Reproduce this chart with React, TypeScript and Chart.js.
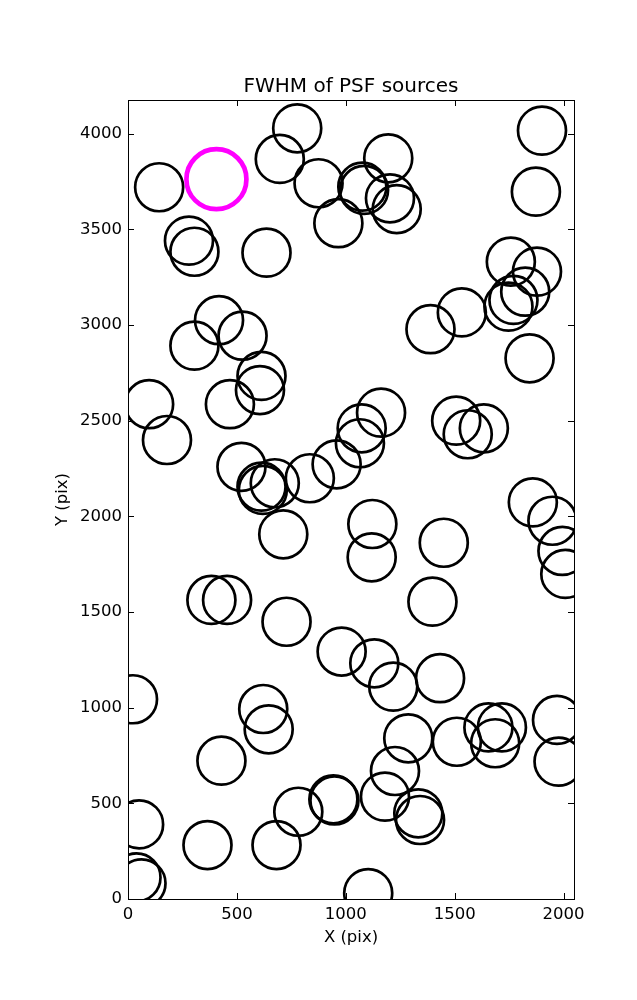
import React, { useEffect, useRef } from "react";
import { Chart, registerables } from "chart.js";

Chart.register(...registerables);

const TITLE = "FWHM of PSF sources";
const X_LABEL = "X (pix)";
const Y_LABEL = "Y (pix)";
const X_MIN = 0;
const X_MAX = 2048;
const Y_MIN = 0;
const Y_MAX = 4176;
const X_TICKS = [0, 500, 1000, 1500, 2000];
const Y_TICKS = [0, 500, 1000, 1500, 2000, 2500, 3000, 3500, 4000];

const SRC_X = [143, 777, 697, 875, 966, 280, 305, 636, 418, 526, 305, 613, 606, 1901, 1873, 1195, 1076, 1084, 1203, 1234, 1758, 1878, 1824, 1770, 1747, 1533, 1389, 1844, 97, 179, 468, 521, 613, 619, 674, 835, 958, 713, 1162, 1073, 1065, 1507, 1560, 1634, 1859, 1949, 1995, 2008, 1122, 1119, 1450, 1398, 383, 455, 728, 981, 1131, 1218, 1433, 1287, 1510, 1655, 1717, 1686, 1970, 1977, 1226, 1180, 1333, 1341, 1103, 23, 621, 646, 429, 51, 39, 62, 365, 682, 782, 943, 948];
const SRC_Y = [3720, 4028, 3868, 3741, 3532, 3441, 3383, 3378, 3025, 2944, 2892, 2734, 2660, 4016, 3697, 3871, 3723, 3706, 3662, 3606, 3331, 3279, 3174, 3131, 3096, 3066, 2978, 2826, 2586, 2399, 2586, 2259, 2155, 2138, 2173, 2199, 2272, 1906, 2542, 2460, 2382, 2500, 2429, 2460, 2073, 1977, 1819, 1699, 1960, 1786, 1862, 1554, 1563, 1563, 1449, 1293, 1232, 1110, 1154, 840, 822, 897, 897, 814, 936, 718, 669, 535, 448, 413, 31, 1044, 993, 887, 723, 390, 113, 82, 282, 282, 456, 521, 515];
const HIGHLIGHT_X = [406];
const HIGHLIGHT_Y = [3762];

const FONT = "'DejaVu Sans', sans-serif";

const framePlugin = {
  id: "frameTicks",
  afterDatasetsDraw(chart: any) {
    const { ctx, chartArea } = chart;
    const { left, right, top, bottom } = chartArea;
    const xs = chart.scales.x;
    const ys = chart.scales.y;
    const len = 6;
    ctx.save();
    ctx.strokeStyle = "#000";
    ctx.lineWidth = 1;
    ctx.beginPath();
    X_TICKS.forEach((v) => {
      const px = Math.round(xs.getPixelForValue(v)) + 0.5;
      ctx.moveTo(px, bottom);
      ctx.lineTo(px, bottom - len);
      ctx.moveTo(px, top);
      ctx.lineTo(px, top + len);
    });
    Y_TICKS.forEach((v) => {
      const py = Math.round(ys.getPixelForValue(v)) + 0.5;
      ctx.moveTo(left, py);
      ctx.lineTo(left + len, py);
      ctx.moveTo(right, py);
      ctx.lineTo(right - len, py);
    });
    ctx.stroke();
    ctx.strokeRect(Math.round(left) + 0.5, Math.round(top) + 0.5, Math.round(right - left), Math.round(bottom - top));
    ctx.restore();
  },
};

export default function App() {
  const ref = useRef<HTMLCanvasElement | null>(null);
  useEffect(() => {
    if (!ref.current) return;
    const sources = SRC_X.map((x, i) => ({ x, y: SRC_Y[i] }));
    const highlight = HIGHLIGHT_X.map((x, i) => ({ x, y: HIGHLIGHT_Y[i] }));
    const chart = new Chart(ref.current, {
      type: "scatter",
      data: {
        datasets: [
          {
            data: sources,
            pointRadius: 24,
            pointHoverRadius: 24,
            borderWidth: 2.7,
            borderColor: "#000000",
            backgroundColor: "rgba(0,0,0,0)",
            clip: 0,
          } as any,
          {
            data: highlight,
            pointRadius: 30,
            pointHoverRadius: 30,
            borderWidth: 4.7,
            borderColor: "#ff00ff",
            backgroundColor: "rgba(0,0,0,0)",
            clip: 0,
          } as any,
        ],
      },
      options: {
        responsive: false,
        maintainAspectRatio: false,
        animation: false,
        events: [],
        layout: { padding: { top: 0, left: 0, right: 63, bottom: 0 } },
        plugins: {
          legend: { display: false },
          tooltip: { enabled: false },
          title: {
            display: true,
            text: TITLE,
            fullSize: false,
            color: "#000",
            font: { family: FONT, size: 20, weight: "normal" as any, lineHeight: 1.2 },
            padding: { top: 75, bottom: 1 },
          },
        },
        scales: {
          x: {
            type: "linear",
            min: X_MIN,
            max: X_MAX,
            grid: { display: false, drawTicks: false },
            border: { display: false },
            afterBuildTicks: (s: any) => {
              s.ticks = X_TICKS.map((v) => ({ value: v }));
            },
            afterFit: (s: any) => {
              s.height = 101;
            },
            ticks: {
              color: "#000",
              font: { family: FONT, size: 16.5 },
              padding: 6,
              maxRotation: 0,
              autoSkip: false,
              callback: (v: any) => String(v),
            },
            title: {
              display: true,
              text: X_LABEL,
              color: "#000",
              font: { family: FONT, size: 16.5, lineHeight: 1.2 },
              padding: { top: 0, bottom: 52 },
            },
          },
          y: {
            type: "linear",
            min: Y_MIN,
            max: Y_MAX,
            grid: { display: false, drawTicks: false },
            border: { display: false },
            afterBuildTicks: (s: any) => {
              s.ticks = Y_TICKS.map((v) => ({ value: v }));
            },
            afterFit: (s: any) => {
              s.width = 128;
            },
            ticks: {
              color: "#000",
              font: { family: FONT, size: 16.5 },
              padding: 6,
              autoSkip: false,
              callback: (v: any) => String(v),
            },
            title: {
              display: true,
              text: Y_LABEL,
              color: "#000",
              font: { family: FONT, size: 16.5, lineHeight: 1.2 },
              padding: { top: 53, bottom: 0 },
            },
          },
        },
      },
      plugins: [framePlugin],
    });
    return () => chart.destroy();
  }, []);
  return (
    <div style={{ position: "absolute", left: 0, top: 0, width: 637, height: 1000, background: "#fff" }}>
      <canvas ref={ref} width={637} height={1000} />
    </div>
  );
}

★ ★ ★ ★ ★

## Set task
Return the material word for word. Pictures are not part of the copy.

## Response to this exercise
Reproduce this chart with React, TypeScript and Chart.js.
import React, { useEffect, useRef } from "react";
import { Chart, registerables } from "chart.js";

Chart.register(...registerables);

const TITLE = "FWHM of PSF sources";
const X_LABEL = "X (pix)";
const Y_LABEL = "Y (pix)";
const X_MIN = 0;
const X_MAX = 2048;
const Y_MIN = 0;
const Y_MAX = 4176;
const X_TICKS = [0, 500, 1000, 1500, 2000];
const Y_TICKS = [0, 500, 1000, 1500, 2000, 2500, 3000, 3500, 4000];

const SRC_X = [143, 777, 697, 875, 966, 280, 305, 636, 418, 526, 305, 613, 606, 1901, 1873, 1195, 1076, 1084, 1203, 1234, 1758, 1878, 1824, 1770, 1747, 1533, 1389, 1844, 97, 179, 468, 521, 613, 619, 674, 835, 958, 713, 1162, 1073, 1065, 1507, 1560, 1634, 1859, 1949, 1995, 2008, 1122, 1119, 1450, 1398, 383, 455, 728, 981, 1131, 1218, 1433, 1287, 1510, 1655, 1717, 1686, 1970, 1977, 1226, 1180, 1333, 1341, 1103, 23, 621, 646, 429, 51, 39, 62, 365, 682, 782, 943, 948];
const SRC_Y = [3720, 4028, 3868, 3741, 3532, 3441, 3383, 3378, 3025, 2944, 2892, 2734, 2660, 4016, 3697, 3871, 3723, 3706, 3662, 3606, 3331, 3279, 3174, 3131, 3096, 3066, 2978, 2826, 2586, 2399, 2586, 2259, 2155, 2138, 2173, 2199, 2272, 1906, 2542, 2460, 2382, 2500, 2429, 2460, 2073, 1977, 1819, 1699, 1960, 1786, 1862, 1554, 1563, 1563, 1449, 1293, 1232, 1110, 1154, 840, 822, 897, 897, 814, 936, 718, 669, 535, 448, 413, 31, 1044, 993, 887, 723, 390, 113, 82, 282, 282, 456, 521, 515];
const HIGHLIGHT_X = [406];
const HIGHLIGHT_Y = [3762];

const FONT = "'DejaVu Sans', sans-serif";

const framePlugin = {
  id: "frameTicks",
  afterDatasetsDraw(chart: any) {
    const { ctx, chartArea } = chart;
    const { left, right, top, bottom } = chartArea;
    const xs = chart.scales.x;
    const ys = chart.scales.y;
    const len = 6;
    ctx.save();
    ctx.strokeStyle = "#000";
    ctx.lineWidth = 1;
    ctx.beginPath();
    X_TICKS.forEach((v) => {
      const px = Math.round(xs.getPixelForValue(v)) + 0.5;
      ctx.moveTo(px, bottom);
      ctx.lineTo(px, bottom - len);
      ctx.moveTo(px, top);
      ctx.lineTo(px, top + len);
    });
    Y_TICKS.forEach((v) => {
      const py = Math.round(ys.getPixelForValue(v)) + 0.5;
      ctx.moveTo(left, py);
      ctx.lineTo(left + len, py);
      ctx.moveTo(right, py);
      ctx.lineTo(right - len, py);
    });
    ctx.stroke();
    ctx.strokeRect(Math.round(left) + 0.5, Math.round(top) + 0.5, Math.round(right - left), Math.round(bottom - top));
    ctx.restore();
  },
};

export default function App() {
  const ref = useRef<HTMLCanvasElement | null>(null);
  useEffect(() => {
    if (!ref.current) return;
    const sources = SRC_X.map((x, i) => ({ x, y: SRC_Y[i] }));
    const highlight = HIGHLIGHT_X.map((x, i) => ({ x, y: HIGHLIGHT_Y[i] }));
    const chart = new Chart(ref.current, {
      type: "scatter",
      data: {
        datasets: [
          {
            data: sources,
            pointRadius: 24,
            pointHoverRadius: 24,
            borderWidth: 2.7,
            borderColor: "#000000",
            backgroundColor: "rgba(0,0,0,0)",
            clip: 0,
          } as any,
          {
            data: highlight,
            pointRadius: 30,
            pointHoverRadius: 30,
            borderWidth: 4.7,
            borderColor: "#ff00ff",
            backgroundColor: "rgba(0,0,0,0)",
            clip: 0,
          } as any,
        ],
      },
      options: {
        responsive: false,
        maintainAspectRatio: false,
        animation: false,
        events: [],
        layout: { padding: { top: 0, left: 0, right: 63, bottom: 0 } },
        plugins: {
          legend: { display: false },
          tooltip: { enabled: false },
          title: {
            display: true,
            text: TITLE,
            fullSize: false,
            color: "#000",
            font: { family: FONT, size: 20, weight: "normal" as any, lineHeight: 1.2 },
            padding: { top: 75, bottom: 1 },
          },
        },
        scales: {
          x: {
            type: "linear",
            min: X_MIN,
            max: X_MAX,
            grid: { display: false, drawTicks: false },
            border: { display: false },
            afterBuildTicks: (s: any) => {
              s.ticks = X_TICKS.map((v) => ({ value: v }));
            },
            afterFit: (s: any) => {
              s.height = 101;
            },
            ticks: {
              color: "#000",
              font: { family: FONT, size: 16.5 },
              padding: 6,
              maxRotation: 0,
              autoSkip: false,
              callback: (v: any) => String(v),
            },
            title: {
              display: true,
              text: X_LABEL,
              color: "#000",
              font: { family: FONT, size: 16.5, lineHeight: 1.2 },
              padding: { top: 0, bottom: 52 },
            },
          },
          y: {
            type: "linear",
            min: Y_MIN,
            max: Y_MAX,
            grid: { display: false, drawTicks: false },
            border: { display: false },
            afterBuildTicks: (s: any) => {
              s.ticks = Y_TICKS.map((v) => ({ value: v }));
            },
            afterFit: (s: any) => {
              s.width = 128;
            },
            ticks: {
              color: "#000",
              font: { family: FONT, size: 16.5 },
              padding: 6,
              autoSkip: false,
              callback: (v: any) => String(v),
            },
            title: {
              display: true,
              text: Y_LABEL,
              color: "#000",
              font: { family: FONT, size: 16.5, lineHeight: 1.2 },
              padding: { top: 53, bottom: 0 },
            },
          },
        },
      },
      plugins: [framePlugin],
    });
    return () => chart.destroy();
  }, []);
  return (
    <div style={{ position: "absolute", left: 0, top: 0, width: 637, height: 1000, background: "#fff" }}>
      <canvas ref={ref} width={637} height={1000} />
    </div>
  );
}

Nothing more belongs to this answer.